On closer inspection, I recognize a lot of faces. A quarter of them belong to male Beaulieu Academy students, those left in town who haven’t blasted to the south of France or the Hamptons just yet.

“It looks like shit,” Bae says matter-of-factly.

“The plague’s probably hiding amongst the mice and fleas in the walls, ready to infect us all,” Zedd says.

“Egregious,” Étienne adds, still tapping away.

Getting more than a few words out of Étienne is like drawing blood from a stone. Unless you’re his stepsister.

Hmm, so the assholes are back and my pity train is long gone.

Good.

“It doesn’t seem to bother them,” I say, adding a sprinkle of positivity. “Keep supplying them with free, cheap shots tonight and they’ll black out enough to not notice.”

“You’ll have to add in copious amounts of pussy to turn them blind,” Zedd says, eyeing the few females prowling around.
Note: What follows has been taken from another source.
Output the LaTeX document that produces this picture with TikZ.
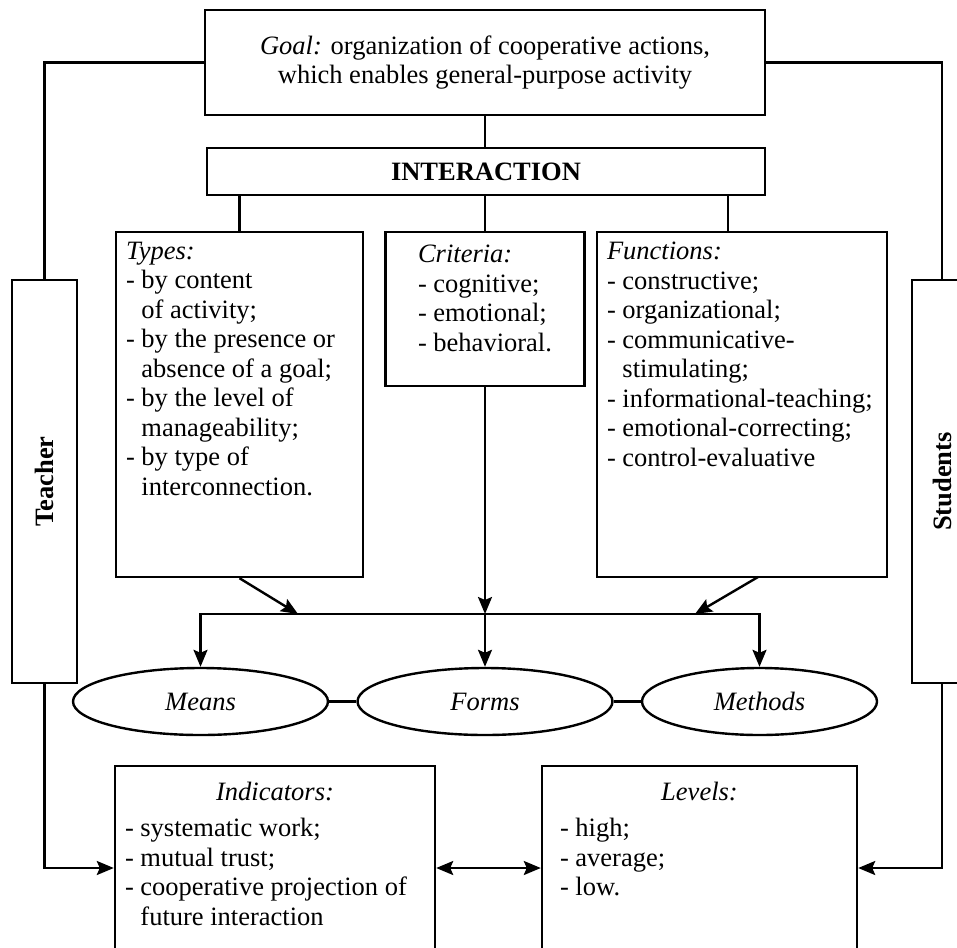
\documentclass[tikz,border=0pt]{standalone}
\usepackage{fontspec}
\setmainfont{Liberation Serif}
\usetikzlibrary{positioning,shapes.geometric,arrows.meta,calc}

\begin{document}
\begin{tikzpicture}[x=1pt,y=-1pt,line width=2.4pt,
	every node/.style={font=\fontsize{26.5}{29.5}\selectfont},
	box/.style={rectangle,draw,inner sep=0pt},
	list/.style={rectangle,draw,inner sep=10pt},
	oval/.style={ellipse,draw,inner sep=0pt,minimum height=67pt},
	arr/.style={-{Stealth[length=17pt,width=14pt,inset=3pt]}},
	darr/.style={{Stealth[length=17pt,width=14pt,inset=3pt]}-{Stealth[length=17pt,width=14pt,inset=3pt]}}]
	\useasboundingbox[fill=white] (0,0) rectangle (957,947);
	% top
	\node [box,minimum width=560pt,minimum height=105pt,align=center] (goal) at (485,62.5)
		{\textit{Goal:} organization of cooperative actions,\\ which enables general-purpose activity};
	\node [box,minimum width=558pt,minimum height=47pt] (interaction) at (486,171.5) {\textbf{INTERACTION}};
	% side boxes
	\node [box,minimum width=65pt,minimum height=403pt] (teacher) at (44.5,481.5) {\rotatebox{90}{\textbf{Teacher}}};
	\node [box,minimum width=60pt,minimum height=403pt] (students) at (942,481.5) {\rotatebox{90}{\textbf{Students}}};
	% three columns
	\node [list] (types) at (239.5,404.5) {\parbox[c][325pt][t]{227pt}{%
		\textit{Types:}\\
		- by content\\
		\hphantom{- }of activity;\\
		- by the presence or\\
		\hphantom{- }absence of a goal;\\
		- by the level of\\
		\hphantom{- }manageability;\\
		- by type of\\
		\hphantom{- }interconnection.}};
	\node [list] (criteria) at (485,309) {\parbox[c][134pt][t]{179pt}{\centering
		\begin{tabular}{@{}l@{}}
		\textit{Criteria:}\\
		- cognitive;\\
		- emotional;\\
		- behavioral.
		\end{tabular}}};
	\node [list] (functions) at (742,404.5) {\parbox[c][325pt][t]{270pt}{%
		\textit{Functions:}\\
		- constructive;\\
		- organizational;\\
		- communicative-\\
		\hphantom{- }stimulating;\\
		- informational-teaching;\\
		- emotional-correcting;\\
		- control-evaluative}};
	% means, forms, methods
	\node [oval,minimum width=255pt] (means) at (200.5,701.5) {\textit{Means}};
	\node [oval,minimum width=255pt] (forms) at (485,701.5) {\textit{Forms}};
	\node [oval,minimum width=235pt] (methods) at (759.5,701.5) {\textit{Methods}};
	% bottom
	\node [list] (indicators) at (275,868) {\parbox[c][184pt][t]{300pt}{%
		\vspace*{6pt}\centering\textit{Indicators:}\par\vspace{7pt}\raggedright
		- systematic work;\\
		- mutual trust;\\
		- cooperative projection of\\
		\hphantom{- }future interaction}};
	\node [list] (levels) at (699.5,868) {\parbox[c][184pt][t]{295pt}{%
		\vspace*{6pt}\centering\textit{Levels:}\par\vspace{7pt}\raggedright
		\hspace*{8pt}- high;\\
		\hspace*{8pt}- average;\\
		\hspace*{8pt}- low.}};
	\coordinate (hub) at (485,614);
	\coordinate (tin) at (298,614);
	\coordinate (fin) at (695,614);
	\coordinate (fout) at (758,577);
	\coordinate (fup) at (728,232);
	% lines
	\draw (goal.south) -- (goal.south |- interaction.north);
	\draw (goal.west) -| (teacher.north);
	\draw (goal.east) -| (students.north);
	\draw (types.north) -- (types.north |- interaction.south);
	\draw (criteria.north) -- (criteria.north |- interaction.south);
	\draw (fup) -- (fup |- interaction.south);
	\draw[arr] (types.south) -- (tin);
	\draw[arr] (fout) -- (fin);
	\draw[arr] (criteria.south) -- (hub);
	\draw (means.north |- hub) -- (methods.north |- hub);
	\draw[arr] (hub) -| (means.north);
	\draw[arr] (hub) -- (forms.north);
	\draw[arr] (hub) -| (methods.north);
	\draw (means.east) -- (forms.west);
	\draw (forms.east) -- (methods.west);
	\draw[arr] (teacher.south) |- (indicators.west);
	\draw[arr] (students.south) |- (levels.east);
	\draw[darr] (indicators.east) -- (levels.west);
\end{tikzpicture}
\end{document}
Three of them are bartenders who came with the shitty club when Hale and I bought it last week. From the looks of it, they’ve been employed here since the wallpaper’s installation.

I swipe a shot from one’s serving tray as she saunters impressively in six-inch scuffed heels. Henrietta or Rie Rie for short, she’d told me earlier when Hale and I got the keys.

“Pray she didn’t pour that herself.” Hale winces, eyeing the clear concoction. “You know she has cataracts.”

A gagging sound alerts us to the corner where Rie Rie places the empty serving tray on the head of a retching patron. She probably mistook him for an end table. As he falls back onto a moth-eaten, mustard couch, the tray falls with a metallic clang into the vomit.

“Look, I’m all for vintage,” Bae says, watching Rie Rie disappear behind the bar. “But this place and the staff have slid into antique territory. When do renovations and the new hires start?”

Both Zedd and Bae’s gazes bounce between Hale and me at the last question.

“Don’t look at me,” I say, downing the shot. It’s water, but at least Rie Rie remembered to salt the rim this time. I can taste remnants of vodka, however, so I assume Clementine—not her stage name apparently—in the kitchen isn’t having much luck with the dishes either. “I’m a silent partner. Hale’s the mastermind.”

“Why do you even need a partner?” Bae asks. “Why not just open another franchise of Pierrot’s?”

Hale hails from a long line of strip clubs. Well, not that long. He’snew money, thanks to his mother’s entrepreneurial spirit.

Even I study Hale at Bae’s question because it’s a question I’ve asked him before. The name is already well established. His mother wouldn’t charge him a dime to open another franchise, and her lawyers would handle all the paperwork while her Pinterest would handle the decor. All pretty boy Hale would need to do is show up and attract the groupies and wannabes like flies to shit.

“We’re eighteen now, boys. Time to make names for ourselves independent of our families. You think I need Mum lauding her contributions to this place over my head?” He asks, arching a brow. “No, thanks. This is all me, with a little help of course.” He gestures towards me with his drink.

That was the same bullshit answer he gave me.

We all know he wants to distance himself from his family’s reputation. The problem is that clubs are what Hale knows. Even his ballroom dancing career started because of his mom’s nightclubs and her colourful staff that practically raised him.

So how did he plan to make his club so much different from Pierrot’s? A lack of poles aside?

Or is it just a stepping stone? A fast cash grab to go onto something more refined?

Refinery is what he’s after and it’s what Zedd’s bloodline has had since the fifteenth century.

Zedd’s signature shit-eating grin cracks his lips as he turns to me. “Bart doesn’t know about this, does he?”

“Why would I involve my father?” I ask, licking the salt off the shot glass’ rim.Fuck it. I felt dead already. What’s a little dysentery? Besides, I’m desperate to wash the bloody metallic taste still coating my tongue from when I’d bit it. “The money doesn’t come from his accounts.”

There’s a long pause and I flinch internally as sympathy dances across everyone’s faces, including Zedd’s. Even Étienne manages to spare me a glance.

“And what better way to honour that money than to double it?” Hale says, raising his arms and lightening the mood. “It’ll be nearly exclusive to the triad.”

The triad is composed of three elite schools within a small radius. Beaulieu Academy for Performing Arts, Ennox Prep, for Science and Technology, and Bradley, for blue-blooded boys, not to mention the neighbouring university. The club’s stationed almost at the centre.